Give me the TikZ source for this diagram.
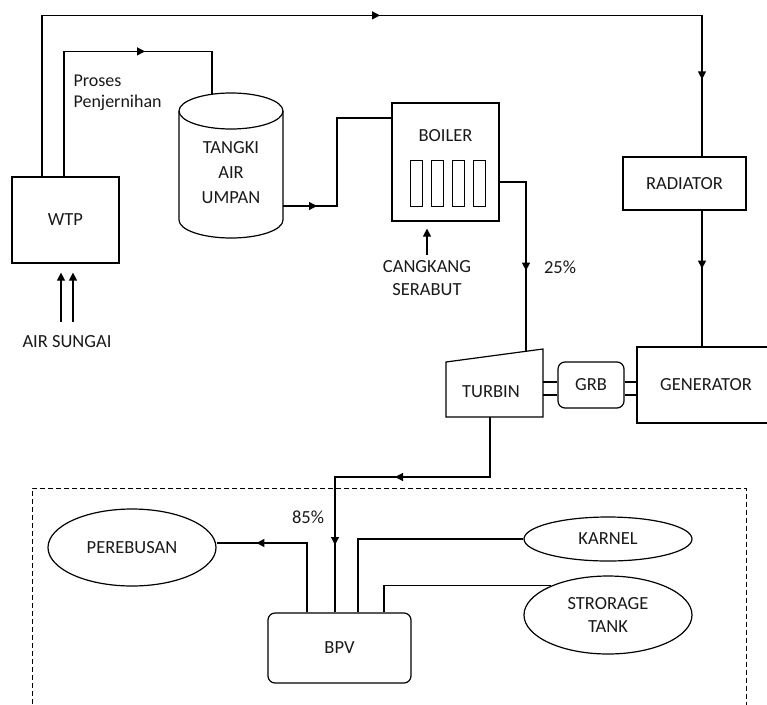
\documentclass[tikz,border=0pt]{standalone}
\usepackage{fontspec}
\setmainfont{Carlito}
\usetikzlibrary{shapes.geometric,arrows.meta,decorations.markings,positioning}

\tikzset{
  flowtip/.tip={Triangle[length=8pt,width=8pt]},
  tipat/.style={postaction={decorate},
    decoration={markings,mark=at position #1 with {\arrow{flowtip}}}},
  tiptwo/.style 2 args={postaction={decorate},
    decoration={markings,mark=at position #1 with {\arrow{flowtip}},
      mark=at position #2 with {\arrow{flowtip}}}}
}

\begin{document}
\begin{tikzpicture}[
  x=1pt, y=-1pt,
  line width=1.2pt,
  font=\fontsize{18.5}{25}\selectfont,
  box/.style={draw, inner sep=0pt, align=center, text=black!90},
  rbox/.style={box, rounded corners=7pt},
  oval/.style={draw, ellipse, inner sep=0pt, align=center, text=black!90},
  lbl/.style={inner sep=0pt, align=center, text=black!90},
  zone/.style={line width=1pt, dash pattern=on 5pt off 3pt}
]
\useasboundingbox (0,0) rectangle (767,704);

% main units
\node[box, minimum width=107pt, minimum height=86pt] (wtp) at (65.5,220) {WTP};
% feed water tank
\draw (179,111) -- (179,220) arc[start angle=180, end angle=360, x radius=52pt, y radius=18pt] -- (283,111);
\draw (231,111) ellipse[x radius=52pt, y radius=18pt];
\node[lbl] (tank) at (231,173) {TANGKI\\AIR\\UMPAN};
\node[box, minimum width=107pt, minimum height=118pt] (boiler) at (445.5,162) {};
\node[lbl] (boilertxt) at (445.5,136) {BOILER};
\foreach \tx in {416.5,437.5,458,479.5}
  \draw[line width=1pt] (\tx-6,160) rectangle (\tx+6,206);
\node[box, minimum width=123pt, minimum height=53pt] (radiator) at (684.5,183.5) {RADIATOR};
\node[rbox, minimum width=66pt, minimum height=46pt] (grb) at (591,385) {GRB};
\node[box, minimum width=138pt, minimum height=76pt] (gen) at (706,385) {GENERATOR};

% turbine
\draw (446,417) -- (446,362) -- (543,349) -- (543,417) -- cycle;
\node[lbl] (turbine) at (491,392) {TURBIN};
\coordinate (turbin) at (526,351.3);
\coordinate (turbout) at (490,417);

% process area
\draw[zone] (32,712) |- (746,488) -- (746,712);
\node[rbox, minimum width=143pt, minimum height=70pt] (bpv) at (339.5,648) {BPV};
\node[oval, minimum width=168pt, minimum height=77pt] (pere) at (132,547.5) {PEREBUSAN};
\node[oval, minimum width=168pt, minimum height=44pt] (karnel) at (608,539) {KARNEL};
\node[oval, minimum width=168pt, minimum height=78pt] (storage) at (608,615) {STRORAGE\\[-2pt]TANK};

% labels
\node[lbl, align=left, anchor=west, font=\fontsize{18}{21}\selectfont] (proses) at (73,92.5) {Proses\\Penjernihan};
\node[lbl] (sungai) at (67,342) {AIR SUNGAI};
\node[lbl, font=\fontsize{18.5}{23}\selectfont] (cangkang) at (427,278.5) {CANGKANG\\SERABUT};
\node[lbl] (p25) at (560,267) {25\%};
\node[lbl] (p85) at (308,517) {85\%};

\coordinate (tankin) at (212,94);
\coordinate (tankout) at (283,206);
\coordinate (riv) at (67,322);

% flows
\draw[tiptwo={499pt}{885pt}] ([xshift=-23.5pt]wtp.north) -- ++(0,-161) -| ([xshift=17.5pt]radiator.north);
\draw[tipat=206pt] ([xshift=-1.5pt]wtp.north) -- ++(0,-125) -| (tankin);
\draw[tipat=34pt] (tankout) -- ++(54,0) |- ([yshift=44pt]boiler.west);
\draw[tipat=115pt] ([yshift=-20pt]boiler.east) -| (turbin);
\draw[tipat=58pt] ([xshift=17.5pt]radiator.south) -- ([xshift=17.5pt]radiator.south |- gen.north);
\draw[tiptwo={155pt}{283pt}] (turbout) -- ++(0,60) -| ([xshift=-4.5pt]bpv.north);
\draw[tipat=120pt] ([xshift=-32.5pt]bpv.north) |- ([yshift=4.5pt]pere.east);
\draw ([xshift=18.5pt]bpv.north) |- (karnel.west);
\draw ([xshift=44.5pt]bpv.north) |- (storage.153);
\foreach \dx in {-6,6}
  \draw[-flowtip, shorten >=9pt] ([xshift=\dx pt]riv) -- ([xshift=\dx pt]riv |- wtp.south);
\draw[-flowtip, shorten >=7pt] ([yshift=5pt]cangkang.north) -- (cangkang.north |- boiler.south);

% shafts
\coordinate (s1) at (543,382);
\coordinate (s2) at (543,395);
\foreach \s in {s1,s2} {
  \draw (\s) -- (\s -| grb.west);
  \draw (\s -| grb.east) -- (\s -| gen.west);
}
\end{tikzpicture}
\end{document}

_ _ _ _

*Work to do*
Copy the material shown above in full and exactly. Skip the pictures.

*Exercise response*
Give me the TikZ source for this diagram.
\documentclass[tikz,border=0pt]{standalone}
\usepackage{fontspec}
\setmainfont{Carlito}
\usetikzlibrary{shapes.geometric,arrows.meta,decorations.markings,positioning}

\tikzset{
  flowtip/.tip={Triangle[length=8pt,width=8pt]},
  tipat/.style={postaction={decorate},
    decoration={markings,mark=at position #1 with {\arrow{flowtip}}}},
  tiptwo/.style 2 args={postaction={decorate},
    decoration={markings,mark=at position #1 with {\arrow{flowtip}},
      mark=at position #2 with {\arrow{flowtip}}}}
}

\begin{document}
\begin{tikzpicture}[
  x=1pt, y=-1pt,
  line width=1.2pt,
  font=\fontsize{18.5}{25}\selectfont,
  box/.style={draw, inner sep=0pt, align=center, text=black!90},
  rbox/.style={box, rounded corners=7pt},
  oval/.style={draw, ellipse, inner sep=0pt, align=center, text=black!90},
  lbl/.style={inner sep=0pt, align=center, text=black!90},
  zone/.style={line width=1pt, dash pattern=on 5pt off 3pt}
]
\useasboundingbox (0,0) rectangle (767,704);

% main units
\node[box, minimum width=107pt, minimum height=86pt] (wtp) at (65.5,220) {WTP};
% feed water tank
\draw (179,111) -- (179,220) arc[start angle=180, end angle=360, x radius=52pt, y radius=18pt] -- (283,111);
\draw (231,111) ellipse[x radius=52pt, y radius=18pt];
\node[lbl] (tank) at (231,173) {TANGKI\\AIR\\UMPAN};
\node[box, minimum width=107pt, minimum height=118pt] (boiler) at (445.5,162) {};
\node[lbl] (boilertxt) at (445.5,136) {BOILER};
\foreach \tx in {416.5,437.5,458,479.5}
  \draw[line width=1pt] (\tx-6,160) rectangle (\tx+6,206);
\node[box, minimum width=123pt, minimum height=53pt] (radiator) at (684.5,183.5) {RADIATOR};
\node[rbox, minimum width=66pt, minimum height=46pt] (grb) at (591,385) {GRB};
\node[box, minimum width=138pt, minimum height=76pt] (gen) at (706,385) {GENERATOR};

% turbine
\draw (446,417) -- (446,362) -- (543,349) -- (543,417) -- cycle;
\node[lbl] (turbine) at (491,392) {TURBIN};
\coordinate (turbin) at (526,351.3);
\coordinate (turbout) at (490,417);

% process area
\draw[zone] (32,712) |- (746,488) -- (746,712);
\node[rbox, minimum width=143pt, minimum height=70pt] (bpv) at (339.5,648) {BPV};
\node[oval, minimum width=168pt, minimum height=77pt] (pere) at (132,547.5) {PEREBUSAN};
\node[oval, minimum width=168pt, minimum height=44pt] (karnel) at (608,539) {KARNEL};
\node[oval, minimum width=168pt, minimum height=78pt] (storage) at (608,615) {STRORAGE\\[-2pt]TANK};

% labels
\node[lbl, align=left, anchor=west, font=\fontsize{18}{21}\selectfont] (proses) at (73,92.5) {Proses\\Penjernihan};
\node[lbl] (sungai) at (67,342) {AIR SUNGAI};
\node[lbl, font=\fontsize{18.5}{23}\selectfont] (cangkang) at (427,278.5) {CANGKANG\\SERABUT};
\node[lbl] (p25) at (560,267) {25\%};
\node[lbl] (p85) at (308,517) {85\%};

\coordinate (tankin) at (212,94);
\coordinate (tankout) at (283,206);
\coordinate (riv) at (67,322);

% flows
\draw[tiptwo={499pt}{885pt}] ([xshift=-23.5pt]wtp.north) -- ++(0,-161) -| ([xshift=17.5pt]radiator.north);
\draw[tipat=206pt] ([xshift=-1.5pt]wtp.north) -- ++(0,-125) -| (tankin);
\draw[tipat=34pt] (tankout) -- ++(54,0) |- ([yshift=44pt]boiler.west);
\draw[tipat=115pt] ([yshift=-20pt]boiler.east) -| (turbin);
\draw[tipat=58pt] ([xshift=17.5pt]radiator.south) -- ([xshift=17.5pt]radiator.south |- gen.north);
\draw[tiptwo={155pt}{283pt}] (turbout) -- ++(0,60) -| ([xshift=-4.5pt]bpv.north);
\draw[tipat=120pt] ([xshift=-32.5pt]bpv.north) |- ([yshift=4.5pt]pere.east);
\draw ([xshift=18.5pt]bpv.north) |- (karnel.west);
\draw ([xshift=44.5pt]bpv.north) |- (storage.153);
\foreach \dx in {-6,6}
  \draw[-flowtip, shorten >=9pt] ([xshift=\dx pt]riv) -- ([xshift=\dx pt]riv |- wtp.south);
\draw[-flowtip, shorten >=7pt] ([yshift=5pt]cangkang.north) -- (cangkang.north |- boiler.south);

% shafts
\coordinate (s1) at (543,382);
\coordinate (s2) at (543,395);
\foreach \s in {s1,s2} {
  \draw (\s) -- (\s -| grb.west);
  \draw (\s -| grb.east) -- (\s -| gen.west);
}
\end{tikzpicture}
\end{document}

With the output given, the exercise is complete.